Typically, when the stocks-to-use ratio for sugar is below 15.5 percent, Goodwin said, sugar pricing improves. USDA, however, estimates the ratio at well over that mark: an estimated 22 percent for 1999/2000 and a projected 20 percent for 2000/2001.

‘Stuffed molasses’

An estimated 13,000 tons of “stuffed molasses” moving from Canada through customs loopholes compounds the oversupply, while the U.S. industry seeks relief in court.

Energy costs continue to constrict growers. Goodwin said although beet growers considered purchasing the Woodland or Tracy plants, skyrocketing costs of natural gas prevented it.
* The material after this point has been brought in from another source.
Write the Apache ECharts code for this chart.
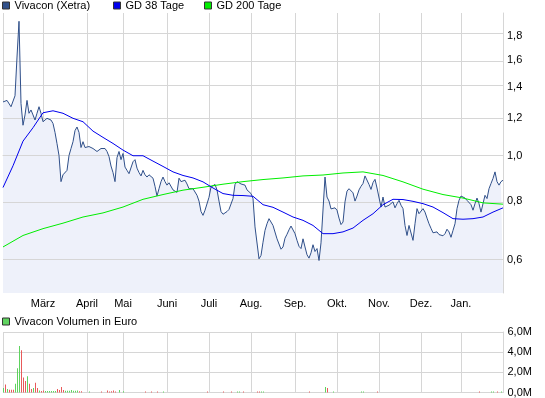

Beet growers also suffered from the diesel fuel surcharge from truckers. “To date,” Goodwin said, “the surcharge has been borne by growers who have no means to pass it on to their customers. Sugar beet growers have had to bear the burden of increased energy costs in their field operation as they planted, cultivated, irrigated, and harvested their sugar beet acreage.”

As Congress approaches new farm legislation, Luther Markwart, executive vice president of the American Sugarbeet Growers Association, accounted for some of the causes of the present situation for the U.S. sugar industry.

He said the 1996 “Freedom-to-Farm” bill was considered by Congress to be the last farm bill for production agriculture and visualized farmers afterward would rely almost entirely on domestic and foreign markets.

While the idea looked good on paper, he said, it did not stand up well as domestic production soared and foreign markets crashed.

Markwart called for a new policy to act on three fronts. First, maintain and increase demand for sugar, including overcoming critics who claim sugar, and not a sedentary lifestyle, is responsible for obesity.

Second, control of costs of production, through ownership of the industry by farmers, continued availability of farm chemicals, biotechnology, and repeal of the marketing assessment charged producers.

Third, and the most difficult, he said, is balancing supply with demand.

Markwart added that if imports cannot be controlled, domestic production restrictions or limitations could easily become a noose for the American industry.